Both the line containing "Generate a web" and the line containing "const maroon = '#90353b'" are part of the range to copy, along with every line between them. Copy it exactly and leave out the pictures.

(Rows from a dataset of charts and code)
----------------------------------------

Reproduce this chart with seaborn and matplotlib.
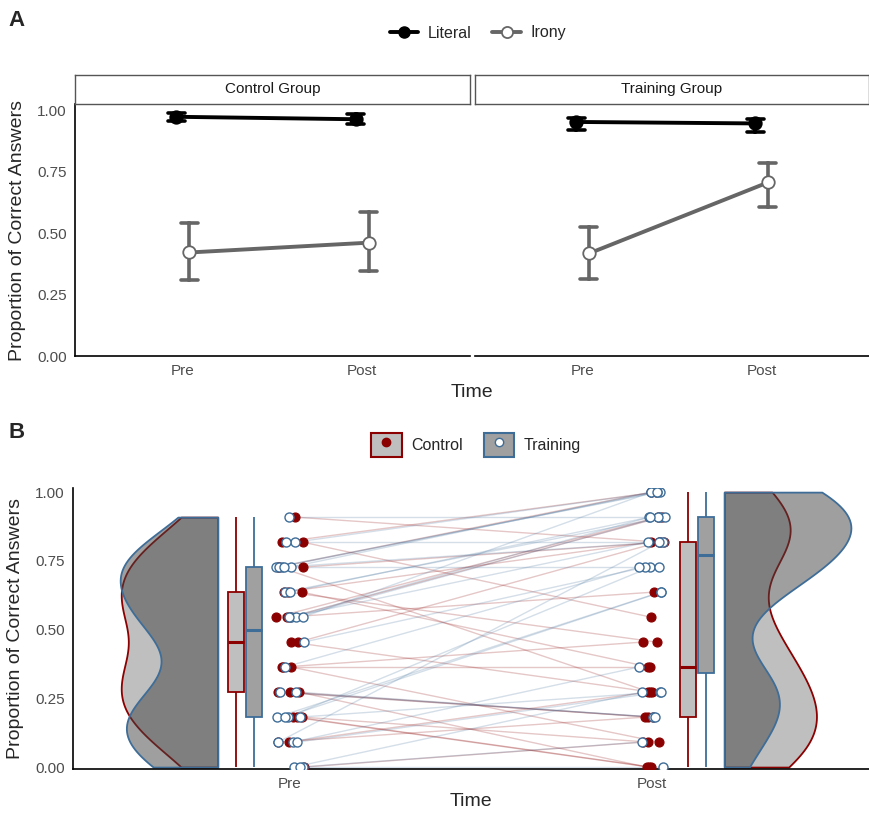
import numpy as np
import pandas as pd
import matplotlib
matplotlib.use("Agg")
import matplotlib.pyplot as plt
import matplotlib.colors as mcolors
import seaborn as sns
from matplotlib.lines import Line2D
from matplotlib.patches import Patch
from matplotlib.legend_handler import HandlerTuple

TIMES = ["Pre", "Post"]
CONDITIONS = ["Literal", "Irony"]
GROUPS = ["Control", "Training"]

# panel A: mean proportion correct and its interval, order (Pre, Post)
lit_ctrl_mean = [0.973, 0.963]
lit_ctrl_lo = [0.955, 0.943]
lit_ctrl_hi = [0.987, 0.983]
iro_ctrl_mean = [0.421, 0.461]
iro_ctrl_lo = [0.308, 0.345]
iro_ctrl_hi = [0.541, 0.584]
lit_train_mean = [0.952, 0.946]
lit_train_lo = [0.918, 0.912]
lit_train_hi = [0.970, 0.966]
iro_train_mean = [0.417, 0.706]
iro_train_lo = [0.312, 0.607]
iro_train_hi = [0.525, 0.787]

# panel B: irony items correct (out of 11) per participant, same order pre/post
N_ITEMS = 11
ctrl_pre = [3, 5, 7, 2, 0, 5, 3, 8, 4, 6, 10, 3, 6, 1, 7, 2, 9, 1, 9, 6, 2, 8, 4, 4, 7, 8]
ctrl_post = [2, 9, 5, 0, 1, 3, 2, 11, 4, 10, 9, 0, 7, 2, 9, 1, 11, 3, 6, 10, 0, 9, 5, 1, 4, 3]
train_pre = [0, 6, 2, 8, 1, 3, 8, 6, 0, 9, 2, 7, 1, 8, 5, 6, 2, 10, 0, 8, 4, 6, 1, 7, 3, 9, 2, 8]
train_post = [3, 10, 8, 11, 9, 2, 11, 10, 0, 11, 7, 10, 4, 9, 8, 11, 3, 10, 1, 11, 8, 9, 3, 10, 2, 9, 7, 8]

RED = "#8B0000"
BLUE = "#3E6D98"
GREY_TXT = "#4d4d4d"

# layout helpers (pixel -> figure fraction)
W, H = 869, 813


def fx(px):
    return px / W


def fy(py):
    return 1 - py / H


sns.set_theme(style="white")
plt.rcParams["font.family"] = ["Liberation Sans", "DejaVu Sans"]
np.random.seed(7)

fig = plt.figure(figsize=(W / 100, H / 100), dpi=100)

# ---------------- panel A ----------------
def cell_rows(group, cond, mean, lo, hi):
    rows = []
    for t, m, l, h in zip(TIMES, mean, lo, hi):
        for v in (l, m, h):
            rows.append({"group": group, "cond": cond, "time": t, "value": v})
    return rows


dfA = pd.DataFrame(
    cell_rows("Control", "Literal", lit_ctrl_mean, lit_ctrl_lo, lit_ctrl_hi)
    + cell_rows("Control", "Irony", iro_ctrl_mean, iro_ctrl_lo, iro_ctrl_hi)
    + cell_rows("Training", "Literal", lit_train_mean, lit_train_lo, lit_train_hi)
    + cell_rows("Training", "Irony", iro_train_mean, iro_train_lo, iro_train_hi)
)

axA1 = fig.add_axes([fx(75), fy(356), fx(470) - fx(75), fy(104) - fy(356)])
axA2 = fig.add_axes([fx(475), fy(356), fx(869) - fx(475), fy(104) - fy(356)])

for ax, g, title, (l, r) in [(axA1, "Control", "Control Group", (75, 470)),
                             (axA2, "Training", "Training Group", (475, 869))]:
    sns.pointplot(data=dfA[dfA["group"] == g], x="time", y="value", hue="cond",
                  order=TIMES, hue_order=CONDITIONS,
                  palette={"Literal": "black", "Irony": "#666666"},
                  estimator="median", errorbar=("pi", 100), dodge=0.072,
                  capsize=0.095, markersize=9, linewidth=2.8, markeredgewidth=1.3,
                  err_kws={"linewidth": 2.6}, legend=False, ax=ax)
    for ln in ax.lines:
        if ln.get_marker() == "o":
            ln.set_zorder(4)
            if mcolors.to_hex(ln.get_color()) == "#666666":
                ln.set_markerfacecolor("white")
                ln.set_markeredgecolor("#666666")
        else:
            ln.set_zorder(3)
    ax.set_xlim(-0.6, 1.6)
    ax.set_ylim(0, 1.025)
    ax.set_yticks([0, 0.25, 0.5, 0.75, 1.0])
    ax.set_yticklabels(["0.00", "0.25", "0.50", "0.75", "1.00"])
    ax.set_xlabel("")
    ax.set_ylabel("")
    ax.tick_params(length=0, labelsize=11, labelcolor=GREY_TXT, pad=6)
    for s in ["top", "right"]:
        ax.spines[s].set_visible(False)
    ax.spines["bottom"].set_color("black")
    ax.spines["bottom"].set_linewidth(1.2)
    ax.spines["left"].set_color("black")
    ax.spines["left"].set_linewidth(1.2)

    strip = fig.add_axes([fx(l), fy(104), fx(r) - fx(l), fy(75) - fy(104)])
    strip.set_xticks([])
    strip.set_yticks([])
    for s in strip.spines.values():
        s.set_color("#555555")
        s.set_linewidth(1.0)
    strip.text(0.5, 0.5, title, ha="center", va="center", fontsize=11, color="#1a1a1a",
               transform=strip.transAxes)

axA2.spines["left"].set_visible(False)
axA2.tick_params(labelleft=False)
axA1.set_ylabel("Proportion of Correct Answers", fontsize=14, labelpad=8)
fig.text(fx(472), fy(392), "Time", ha="center", va="center", fontsize=14)

handlesA = [
    Line2D([], [], color="black", lw=2.8, marker="o", markersize=8, markerfacecolor="black"),
    Line2D([], [], color="#666666", lw=2.8, marker="o", markersize=8,
           markerfacecolor="white", markeredgecolor="#666666", markeredgewidth=1.3),
]
fig.legend(handlesA, CONDITIONS, loc="center", bbox_to_anchor=(fx(478), fy(33)), ncol=2,
           frameon=False, fontsize=11.5, handlelength=1.8, handletextpad=0.6,
           columnspacing=1.3)

# ---------------- panel B ----------------
VIOLIN_X = {"Pre": -0.2, "Post": 1.2}
BOX_X = {("Control", "Pre"): -0.15, ("Training", "Pre"): -0.1,
         ("Control", "Post"): 1.1, ("Training", "Post"): 1.15}
TIME_X = {"Pre": 0.0, "Post": 1.0}

rowsB = []
for g, pre, post in [("Control", ctrl_pre, ctrl_post), ("Training", train_pre, train_post)]:
    for t, vals in (("Pre", pre), ("Post", post)):
        for i, v in enumerate(vals):
            rowsB.append({"group": g, "time": t, "pid": f"{g}{i}",
                          "score": v / N_ITEMS, "xpos": TIME_X[t],
                          "violin_x": VIOLIN_X[t], "box_x": BOX_X[(g, t)]})
dfB = pd.DataFrame(rowsB)

axB = fig.add_axes([fx(73), fy(769), fx(869) - fx(73), fy(488) - fy(769)])

# half violins, one area scale shared by all four
n_before = len(axB.collections)
sns.violinplot(data=dfB, x="violin_x", y="score", hue="group", hue_order=GROUPS,
               palette={"Control": "#808080", "Training": "#414141"}, native_scale=True,
               dodge=False, orient="x", inner=None, cut=0, density_norm="area",
               common_norm=True, width=0.5, bw_adjust=0.75, linewidth=1.3,
               saturation=1, legend=False, ax=axB)
for coll in axB.collections[n_before:]:
    fc = coll.get_facecolor()[0]
    is_ctrl = fc[0] > 0.4
    coll.set_facecolor((*fc[:3], 0.5))
    coll.set_edgecolor(RED if is_ctrl else BLUE)
    coll.set_linewidth(1.3)
    verts = coll.get_paths()[0].vertices.copy()
    center = (verts[:, 0].min() + verts[:, 0].max()) / 2
    if center < 0.5:
        verts[:, 0] = np.minimum(verts[:, 0], center)
    else:
        verts[:, 0] = np.maximum(verts[:, 0], center)
    coll.set_verts([verts])

# boxplots
for g, fill, edge in [("Control", "#bfbfbf", RED), ("Training", "#a0a0a0", BLUE)]:
    sns.boxplot(data=dfB[dfB["group"] == g], x="box_x", y="score", native_scale=True,
                orient="x", color=fill, linecolor=edge, linewidth=1.3, width=0.036,
                saturation=1, showfliers=False, showcaps=False,
                medianprops={"linewidth": 2.2}, ax=axB)

# points and paired lines
for g, face, edge, lw in [("Control", RED, RED, 0.8), ("Training", "white", BLUE, 1.0)]:
    sub = dfB[dfB["group"] == g]
    n_before = len(axB.collections)
    sns.stripplot(data=sub, x="xpos", y="score", native_scale=True, orient="x",
                  jitter=0.04, color=face, edgecolor=edge, linewidth=lw, size=6.5,
                  zorder=5, ax=axB)
    new = axB.collections[n_before:]
    offs = sorted([c.get_offsets() for c in new], key=lambda o: o[:, 0].mean())
    pre_xy, post_xy = offs[0], offs[1]
    for (x0, y0), (x1, y1) in zip(pre_xy, post_xy):
        axB.plot([x0, x1], [y0, y1], color=edge, alpha=0.22, lw=1.0, zorder=2)

axB.set_xlim(-0.6, 1.6)
axB.set_ylim(-0.007, 1.015)
axB.set_xticks([0, 1])
axB.set_xticklabels(TIMES)
axB.set_yticks([0, 0.25, 0.5, 0.75, 1.0])
axB.set_yticklabels(["0.00", "0.25", "0.50", "0.75", "1.00"])
axB.tick_params(length=0, labelsize=11, labelcolor=GREY_TXT, pad=6)
axB.tick_params(axis="x", pad=6)
axB.set_xlabel("Time", fontsize=14, labelpad=1)
axB.set_ylabel("Proportion of Correct Answers", fontsize=14, labelpad=8)
for s in ["top", "right"]:
    axB.spines[s].set_visible(False)
for s in ["left", "bottom"]:
    axB.spines[s].set_color("black")
    axB.spines[s].set_linewidth(1.2)

handlesB = [
    (Patch(facecolor="#bfbfbf", edgecolor=RED, linewidth=1.5),
     Line2D([], [], ls="none", marker="o", markersize=6, markerfacecolor=RED, markeredgecolor=RED)),
    (Patch(facecolor="#a0a0a0", edgecolor=BLUE, linewidth=1.5),
     Line2D([], [], ls="none", marker="o", markersize=6, markerfacecolor="white", markeredgecolor=BLUE)),
]
fig.legend(handlesB, GROUPS, loc="center", bbox_to_anchor=(fx(476), fy(445)), ncol=2,
           frameon=False, fontsize=11.5, handlelength=1.9, handleheight=1.9,
           handletextpad=0.6, columnspacing=1.3,
           handler_map={tuple: HandlerTuple(ndivide=1, pad=0)})

fig.text(fx(8), fy(20), "A", fontsize=16, fontweight="bold", ha="left", va="center")
fig.text(fx(8), fy(432), "B", fontsize=16, fontweight="bold", ha="left", va="center")

fig.savefig("out.png", dpi=100)
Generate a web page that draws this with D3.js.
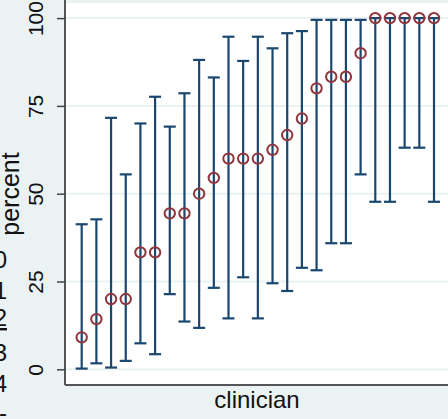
<!DOCTYPE html>
<html>
<head>
<meta charset="utf-8">
<script src="https://cdn.jsdelivr.net/npm/d3@7"></script>
<style>
  html, body { margin: 0; padding: 0; background: #eaf2f3; }
  svg { display: block; font-family: 'Liberation Sans', Arial, sans-serif; }
</style>
</head>
<body>
<svg id="chart" width="448" height="419"></svg>
<script>
// clinicians sorted by percent, with 95% CI bounds
const clinicians = d3.range(1, 26)
const pct = [9.1, 14.3, 20, 20, 33.3, 33.3, 44.4, 44.4, 50, 54.5, 60, 60, 60, 62.5, 66.7,
  71.4, 80, 83.3, 83.3, 90, 100, 100, 100, 100, 100]
const lower = [0.2, 1.7, 0.5, 2.4, 7.4, 4.3, 21.4, 13.6, 11.8, 23.2, 14.5, 26.2, 14.5, 24.5, 22.3,
  28.9, 28.2, 35.9, 35.9, 55.5, 47.7, 47.7, 63.1, 63.1, 47.7]
const upper = [41.3, 42.7, 71.6, 55.5, 70.0, 77.6, 69.1, 78.6, 88.1, 83.1, 94.7, 87.8, 94.7, 91.4, 95.7,
  96.3, 99.5, 99.5, 99.5, 99.5, 100, 100, 100, 100, 100]
const yTicks = [0, 25, 50, 75, 100]
const sideDigits = ['0', '1', '2', '3', '4', '-']

const svg = d3.select('#chart')
const navy = '#1a476f'
const maroon = '#90353b'

const x = d3.scaleLinear().domain([1, 25]).range([81.7, 434])
const y = d3.scaleLinear().domain([0, 100]).range([369.3, 18.1])

const plotLeft = 65
const plotBottom = 385

// plot region
svg.append('rect')
  .attr('x', plotLeft).attr('y', 3)
  .attr('width', 448 - plotLeft).attr('height', plotBottom - 3)
  .attr('fill', '#fff')

// gridlines
svg.append('g')
  .selectAll('line')
  .data(yTicks)
  .enter()
  .append('line')
  .attr('x1', plotLeft).attr('x2', 448)
  .attr('y1', d => y(d)).attr('y2', d => y(d))
  .attr('stroke', '#eaf2f3')
  .attr('stroke-width', 2)

// y axis
const yAxis = d3.axisLeft(y).tickValues(yTicks).tickSize(8).tickPadding(4)
const ga = svg.append('g').attr('transform', `translate(${plotLeft},0)`).call(yAxis)
ga.select('.domain').remove()
ga.selectAll('.tick line').attr('stroke', '#444').attr('stroke-width', 1.5)
ga.selectAll('.tick text').remove()
ga.selectAll('.tick')
  .append('text')
  .attr('transform', 'translate(-22,0) rotate(-90)')
  .attr('text-anchor', 'middle')
  .attr('fill', '#111')
  .attr('font-size', 21)
  .text(d => d)

// axis lines
svg.append('line')
  .attr('x1', plotLeft).attr('x2', plotLeft)
  .attr('y1', 0).attr('y2', plotBottom)
  .attr('stroke', '#444').attr('stroke-width', 1.8)
svg.append('line')
  .attr('x1', plotLeft).attr('x2', 448)
  .attr('y1', plotBottom).attr('y2', plotBottom)
  .attr('stroke', '#555').attr('stroke-width', 2)

// error bars
const bars = svg.append('g')
  .selectAll('g')
  .data(clinicians)
  .enter()
  .append('g')
  .attr('stroke', navy)
  .attr('stroke-width', 2.2)

bars.append('line')
  .attr('x1', d => x(d)).attr('x2', d => x(d))
  .attr('y1', (d, i) => y(lower[i])).attr('y2', (d, i) => y(upper[i]))
bars.append('line')
  .attr('x1', d => x(d) - 6).attr('x2', d => x(d) + 6)
  .attr('y1', (d, i) => y(lower[i])).attr('y2', (d, i) => y(lower[i]))
bars.append('line')
  .attr('x1', d => x(d) - 6).attr('x2', d => x(d) + 6)
  .attr('y1', (d, i) => y(upper[i])).attr('y2', (d, i) => y(upper[i]))

// point estimates
svg.append('g')
  .selectAll('circle')
  .data(clinicians)
  .enter()
  .append('circle')
  .attr('cx', d => x(d))
  .attr('cy', (d, i) => y(pct[i]))
  .attr('r', 5.2)
  .attr('fill', 'none')
  .attr('stroke', maroon)
  .attr('stroke-width', 2)

// titles
svg.append('text')
  .attr('transform', 'translate(19,194) rotate(-90)')
  .attr('text-anchor', 'middle')
  .attr('font-size', 25)
  .attr('fill', '#111')
  .text('percent')

svg.append('text')
  .attr('x', 257).attr('y', 408)
  .attr('text-anchor', 'middle')
  .attr('font-size', 24)
  .attr('fill', '#111')
  .text('clinician')

// leftover digits cut at the left edge
const digitY = [268, 299, 326, 361, 392, 421]
svg.append('g')
  .selectAll('text')
  .data(sideDigits)
  .enter()
  .append('text')
  .attr('x', 7)
  .attr('y', (d, i) => digitY[i])
  .attr('text-anchor', 'end')
  .attr('font-size', 24)
  .attr('fill', '#111')
  .attr('text-decoration', d => (d === '2' ? 'underline' : null))
  .text(d => d)
</script>
</body>
</html>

----------------------------------------

(Full response)
Generate a web page that draws this with D3.js.
<!DOCTYPE html>
<html>
<head>
<meta charset="utf-8">
<script src="https://cdn.jsdelivr.net/npm/d3@7"></script>
<style>
  html, body { margin: 0; padding: 0; background: #eaf2f3; }
  svg { display: block; font-family: 'Liberation Sans', Arial, sans-serif; }
</style>
</head>
<body>
<svg id="chart" width="448" height="419"></svg>
<script>
// clinicians sorted by percent, with 95% CI bounds
const clinicians = d3.range(1, 26)
const pct = [9.1, 14.3, 20, 20, 33.3, 33.3, 44.4, 44.4, 50, 54.5, 60, 60, 60, 62.5, 66.7,
  71.4, 80, 83.3, 83.3, 90, 100, 100, 100, 100, 100]
const lower = [0.2, 1.7, 0.5, 2.4, 7.4, 4.3, 21.4, 13.6, 11.8, 23.2, 14.5, 26.2, 14.5, 24.5, 22.3,
  28.9, 28.2, 35.9, 35.9, 55.5, 47.7, 47.7, 63.1, 63.1, 47.7]
const upper = [41.3, 42.7, 71.6, 55.5, 70.0, 77.6, 69.1, 78.6, 88.1, 83.1, 94.7, 87.8, 94.7, 91.4, 95.7,
  96.3, 99.5, 99.5, 99.5, 99.5, 100, 100, 100, 100, 100]
const yTicks = [0, 25, 50, 75, 100]
const sideDigits = ['0', '1', '2', '3', '4', '-']

const svg = d3.select('#chart')
const navy = '#1a476f'
const maroon = '#90353b'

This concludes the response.